>>
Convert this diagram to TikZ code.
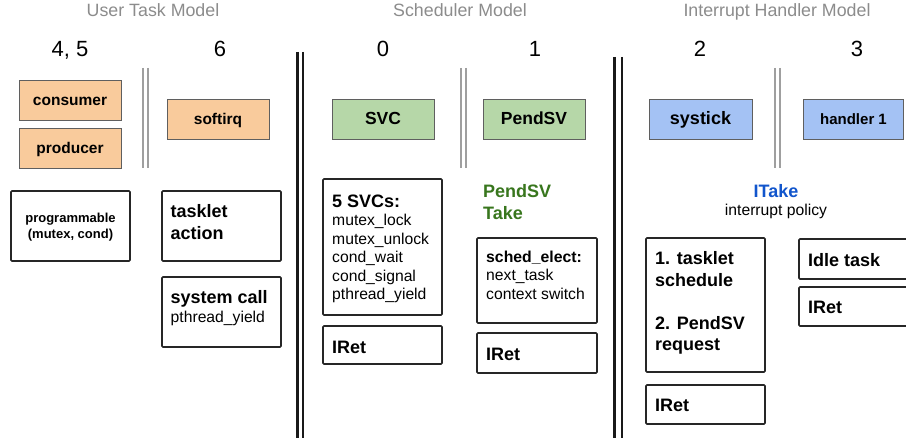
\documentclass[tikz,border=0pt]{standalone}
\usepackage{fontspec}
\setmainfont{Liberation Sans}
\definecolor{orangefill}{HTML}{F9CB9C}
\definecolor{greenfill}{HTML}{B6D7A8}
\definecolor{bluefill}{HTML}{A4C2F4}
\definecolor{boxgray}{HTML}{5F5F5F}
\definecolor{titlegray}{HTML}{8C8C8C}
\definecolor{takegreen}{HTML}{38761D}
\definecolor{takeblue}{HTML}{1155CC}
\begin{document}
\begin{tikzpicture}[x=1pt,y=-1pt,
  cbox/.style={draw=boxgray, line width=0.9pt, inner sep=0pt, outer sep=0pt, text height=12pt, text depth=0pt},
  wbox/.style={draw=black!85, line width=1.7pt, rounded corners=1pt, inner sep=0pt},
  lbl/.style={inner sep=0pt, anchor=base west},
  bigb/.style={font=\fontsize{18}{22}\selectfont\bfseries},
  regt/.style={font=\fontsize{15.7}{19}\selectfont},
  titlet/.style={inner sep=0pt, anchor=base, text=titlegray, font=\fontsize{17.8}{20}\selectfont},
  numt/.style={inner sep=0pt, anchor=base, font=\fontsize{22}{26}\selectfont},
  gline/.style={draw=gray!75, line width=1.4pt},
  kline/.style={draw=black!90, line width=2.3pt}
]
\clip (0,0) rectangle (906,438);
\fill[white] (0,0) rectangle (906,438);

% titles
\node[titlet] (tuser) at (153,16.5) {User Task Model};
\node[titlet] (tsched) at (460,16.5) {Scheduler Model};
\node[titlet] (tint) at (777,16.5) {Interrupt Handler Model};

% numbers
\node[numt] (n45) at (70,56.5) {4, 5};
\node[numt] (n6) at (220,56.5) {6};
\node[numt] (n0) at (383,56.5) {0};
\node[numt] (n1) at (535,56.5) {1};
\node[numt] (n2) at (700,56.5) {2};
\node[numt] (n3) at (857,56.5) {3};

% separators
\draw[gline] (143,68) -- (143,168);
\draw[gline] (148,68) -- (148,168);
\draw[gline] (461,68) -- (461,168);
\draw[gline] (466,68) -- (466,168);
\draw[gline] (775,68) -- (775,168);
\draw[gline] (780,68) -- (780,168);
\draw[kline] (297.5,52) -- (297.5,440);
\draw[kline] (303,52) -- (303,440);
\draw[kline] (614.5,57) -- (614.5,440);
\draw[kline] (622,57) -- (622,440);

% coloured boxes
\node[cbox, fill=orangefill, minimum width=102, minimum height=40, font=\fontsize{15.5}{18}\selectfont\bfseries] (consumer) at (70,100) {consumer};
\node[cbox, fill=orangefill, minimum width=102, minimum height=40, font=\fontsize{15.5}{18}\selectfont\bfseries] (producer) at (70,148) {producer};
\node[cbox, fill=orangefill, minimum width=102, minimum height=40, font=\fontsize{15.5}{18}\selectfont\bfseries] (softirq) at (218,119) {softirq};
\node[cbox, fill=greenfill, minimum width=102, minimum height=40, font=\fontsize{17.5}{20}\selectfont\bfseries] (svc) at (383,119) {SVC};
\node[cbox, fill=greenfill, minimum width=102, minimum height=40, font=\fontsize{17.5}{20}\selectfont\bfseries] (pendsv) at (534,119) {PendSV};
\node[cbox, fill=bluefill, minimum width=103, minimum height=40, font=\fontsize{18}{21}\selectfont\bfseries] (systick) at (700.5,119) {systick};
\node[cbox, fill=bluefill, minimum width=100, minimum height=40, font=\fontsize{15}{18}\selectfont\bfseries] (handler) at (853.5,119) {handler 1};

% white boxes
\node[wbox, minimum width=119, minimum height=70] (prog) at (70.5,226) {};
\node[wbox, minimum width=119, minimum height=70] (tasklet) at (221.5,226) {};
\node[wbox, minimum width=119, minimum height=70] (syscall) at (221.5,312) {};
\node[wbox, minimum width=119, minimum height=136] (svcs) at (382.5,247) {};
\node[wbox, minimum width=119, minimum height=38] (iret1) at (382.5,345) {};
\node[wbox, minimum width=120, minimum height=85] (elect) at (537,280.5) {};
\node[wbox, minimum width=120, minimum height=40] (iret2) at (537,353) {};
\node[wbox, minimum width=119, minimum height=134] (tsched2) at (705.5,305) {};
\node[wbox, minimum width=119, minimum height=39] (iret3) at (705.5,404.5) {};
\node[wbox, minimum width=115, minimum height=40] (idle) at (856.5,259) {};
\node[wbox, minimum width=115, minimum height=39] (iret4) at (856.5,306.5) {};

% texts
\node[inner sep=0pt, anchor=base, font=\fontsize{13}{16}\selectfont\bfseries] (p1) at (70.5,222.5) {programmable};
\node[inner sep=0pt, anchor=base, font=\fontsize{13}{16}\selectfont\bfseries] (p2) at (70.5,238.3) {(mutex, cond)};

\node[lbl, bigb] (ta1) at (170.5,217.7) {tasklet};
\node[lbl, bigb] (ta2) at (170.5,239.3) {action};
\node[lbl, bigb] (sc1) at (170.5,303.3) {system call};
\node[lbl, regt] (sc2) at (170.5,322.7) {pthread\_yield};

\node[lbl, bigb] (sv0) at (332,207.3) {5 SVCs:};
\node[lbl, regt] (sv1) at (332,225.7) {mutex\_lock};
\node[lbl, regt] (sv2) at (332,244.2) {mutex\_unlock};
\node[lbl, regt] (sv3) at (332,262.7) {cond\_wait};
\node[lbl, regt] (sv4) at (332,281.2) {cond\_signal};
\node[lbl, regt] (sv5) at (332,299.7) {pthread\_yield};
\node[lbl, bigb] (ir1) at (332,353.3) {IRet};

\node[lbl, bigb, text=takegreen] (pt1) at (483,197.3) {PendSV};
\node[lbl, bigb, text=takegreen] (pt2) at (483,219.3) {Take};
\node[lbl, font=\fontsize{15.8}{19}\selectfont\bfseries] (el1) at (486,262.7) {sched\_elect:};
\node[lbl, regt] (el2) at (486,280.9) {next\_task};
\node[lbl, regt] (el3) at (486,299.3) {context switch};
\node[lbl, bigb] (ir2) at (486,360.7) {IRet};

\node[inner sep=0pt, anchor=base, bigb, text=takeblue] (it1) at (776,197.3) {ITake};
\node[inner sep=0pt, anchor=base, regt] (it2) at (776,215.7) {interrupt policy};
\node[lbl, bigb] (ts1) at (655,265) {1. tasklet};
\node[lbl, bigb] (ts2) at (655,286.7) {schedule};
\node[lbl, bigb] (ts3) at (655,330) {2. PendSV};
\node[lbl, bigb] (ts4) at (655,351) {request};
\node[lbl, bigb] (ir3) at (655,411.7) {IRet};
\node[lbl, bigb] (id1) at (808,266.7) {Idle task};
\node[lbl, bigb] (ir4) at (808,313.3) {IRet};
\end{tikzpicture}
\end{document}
<<
▶ _Problem_
Transcribe each line above verbatim, with the pictures left out.

▶ _Written response_
Convert this diagram to TikZ code.
\documentclass[tikz,border=0pt]{standalone}
\usepackage{fontspec}
\setmainfont{Liberation Sans}
\definecolor{orangefill}{HTML}{F9CB9C}
\definecolor{greenfill}{HTML}{B6D7A8}
\definecolor{bluefill}{HTML}{A4C2F4}
\definecolor{boxgray}{HTML}{5F5F5F}
\definecolor{titlegray}{HTML}{8C8C8C}
\definecolor{takegreen}{HTML}{38761D}
\definecolor{takeblue}{HTML}{1155CC}
\begin{document}
\begin{tikzpicture}[x=1pt,y=-1pt,
  cbox/.style={draw=boxgray, line width=0.9pt, inner sep=0pt, outer sep=0pt, text height=12pt, text depth=0pt},
  wbox/.style={draw=black!85, line width=1.7pt, rounded corners=1pt, inner sep=0pt},
  lbl/.style={inner sep=0pt, anchor=base west},
  bigb/.style={font=\fontsize{18}{22}\selectfont\bfseries},
  regt/.style={font=\fontsize{15.7}{19}\selectfont},
  titlet/.style={inner sep=0pt, anchor=base, text=titlegray, font=\fontsize{17.8}{20}\selectfont},
  numt/.style={inner sep=0pt, anchor=base, font=\fontsize{22}{26}\selectfont},
  gline/.style={draw=gray!75, line width=1.4pt},
  kline/.style={draw=black!90, line width=2.3pt}
]
\clip (0,0) rectangle (906,438);
\fill[white] (0,0) rectangle (906,438);

% titles
\node[titlet] (tuser) at (153,16.5) {User Task Model};
\node[titlet] (tsched) at (460,16.5) {Scheduler Model};
\node[titlet] (tint) at (777,16.5) {Interrupt Handler Model};

% numbers
\node[numt] (n45) at (70,56.5) {4, 5};
\node[numt] (n6) at (220,56.5) {6};
\node[numt] (n0) at (383,56.5) {0};
\node[numt] (n1) at (535,56.5) {1};
\node[numt] (n2) at (700,56.5) {2};
\node[numt] (n3) at (857,56.5) {3};

% separators
\draw[gline] (143,68) -- (143,168);
\draw[gline] (148,68) -- (148,168);
\draw[gline] (461,68) -- (461,168);
\draw[gline] (466,68) -- (466,168);
\draw[gline] (775,68) -- (775,168);
\draw[gline] (780,68) -- (780,168);
\draw[kline] (297.5,52) -- (297.5,440);
\draw[kline] (303,52) -- (303,440);
\draw[kline] (614.5,57) -- (614.5,440);
\draw[kline] (622,57) -- (622,440);

% coloured boxes
\node[cbox, fill=orangefill, minimum width=102, minimum height=40, font=\fontsize{15.5}{18}\selectfont\bfseries] (consumer) at (70,100) {consumer};
\node[cbox, fill=orangefill, minimum width=102, minimum height=40, font=\fontsize{15.5}{18}\selectfont\bfseries] (producer) at (70,148) {producer};
\node[cbox, fill=orangefill, minimum width=102, minimum height=40, font=\fontsize{15.5}{18}\selectfont\bfseries] (softirq) at (218,119) {softirq};
\node[cbox, fill=greenfill, minimum width=102, minimum height=40, font=\fontsize{17.5}{20}\selectfont\bfseries] (svc) at (383,119) {SVC};
\node[cbox, fill=greenfill, minimum width=102, minimum height=40, font=\fontsize{17.5}{20}\selectfont\bfseries] (pendsv) at (534,119) {PendSV};
\node[cbox, fill=bluefill, minimum width=103, minimum height=40, font=\fontsize{18}{21}\selectfont\bfseries] (systick) at (700.5,119) {systick};
\node[cbox, fill=bluefill, minimum width=100, minimum height=40, font=\fontsize{15}{18}\selectfont\bfseries] (handler) at (853.5,119) {handler 1};

% white boxes
\node[wbox, minimum width=119, minimum height=70] (prog) at (70.5,226) {};
\node[wbox, minimum width=119, minimum height=70] (tasklet) at (221.5,226) {};
\node[wbox, minimum width=119, minimum height=70] (syscall) at (221.5,312) {};
\node[wbox, minimum width=119, minimum height=136] (svcs) at (382.5,247) {};
\node[wbox, minimum width=119, minimum height=38] (iret1) at (382.5,345) {};
\node[wbox, minimum width=120, minimum height=85] (elect) at (537,280.5) {};
\node[wbox, minimum width=120, minimum height=40] (iret2) at (537,353) {};
\node[wbox, minimum width=119, minimum height=134] (tsched2) at (705.5,305) {};
\node[wbox, minimum width=119, minimum height=39] (iret3) at (705.5,404.5) {};
\node[wbox, minimum width=115, minimum height=40] (idle) at (856.5,259) {};
\node[wbox, minimum width=115, minimum height=39] (iret4) at (856.5,306.5) {};

% texts
\node[inner sep=0pt, anchor=base, font=\fontsize{13}{16}\selectfont\bfseries] (p1) at (70.5,222.5) {programmable};
\node[inner sep=0pt, anchor=base, font=\fontsize{13}{16}\selectfont\bfseries] (p2) at (70.5,238.3) {(mutex, cond)};

\node[lbl, bigb] (ta1) at (170.5,217.7) {tasklet};
\node[lbl, bigb] (ta2) at (170.5,239.3) {action};
\node[lbl, bigb] (sc1) at (170.5,303.3) {system call};
\node[lbl, regt] (sc2) at (170.5,322.7) {pthread\_yield};

\node[lbl, bigb] (sv0) at (332,207.3) {5 SVCs:};
\node[lbl, regt] (sv1) at (332,225.7) {mutex\_lock};
\node[lbl, regt] (sv2) at (332,244.2) {mutex\_unlock};
\node[lbl, regt] (sv3) at (332,262.7) {cond\_wait};
\node[lbl, regt] (sv4) at (332,281.2) {cond\_signal};
\node[lbl, regt] (sv5) at (332,299.7) {pthread\_yield};
\node[lbl, bigb] (ir1) at (332,353.3) {IRet};

\node[lbl, bigb, text=takegreen] (pt1) at (483,197.3) {PendSV};
\node[lbl, bigb, text=takegreen] (pt2) at (483,219.3) {Take};
\node[lbl, font=\fontsize{15.8}{19}\selectfont\bfseries] (el1) at (486,262.7) {sched\_elect:};
\node[lbl, regt] (el2) at (486,280.9) {next\_task};
\node[lbl, regt] (el3) at (486,299.3) {context switch};
\node[lbl, bigb] (ir2) at (486,360.7) {IRet};

\node[inner sep=0pt, anchor=base, bigb, text=takeblue] (it1) at (776,197.3) {ITake};
\node[inner sep=0pt, anchor=base, regt] (it2) at (776,215.7) {interrupt policy};
\node[lbl, bigb] (ts1) at (655,265) {1. tasklet};
\node[lbl, bigb] (ts2) at (655,286.7) {schedule};
\node[lbl, bigb] (ts3) at (655,330) {2. PendSV};
\node[lbl, bigb] (ts4) at (655,351) {request};
\node[lbl, bigb] (ir3) at (655,411.7) {IRet};
\node[lbl, bigb] (id1) at (808,266.7) {Idle task};
\node[lbl, bigb] (ir4) at (808,313.3) {IRet};
\end{tikzpicture}
\end{document}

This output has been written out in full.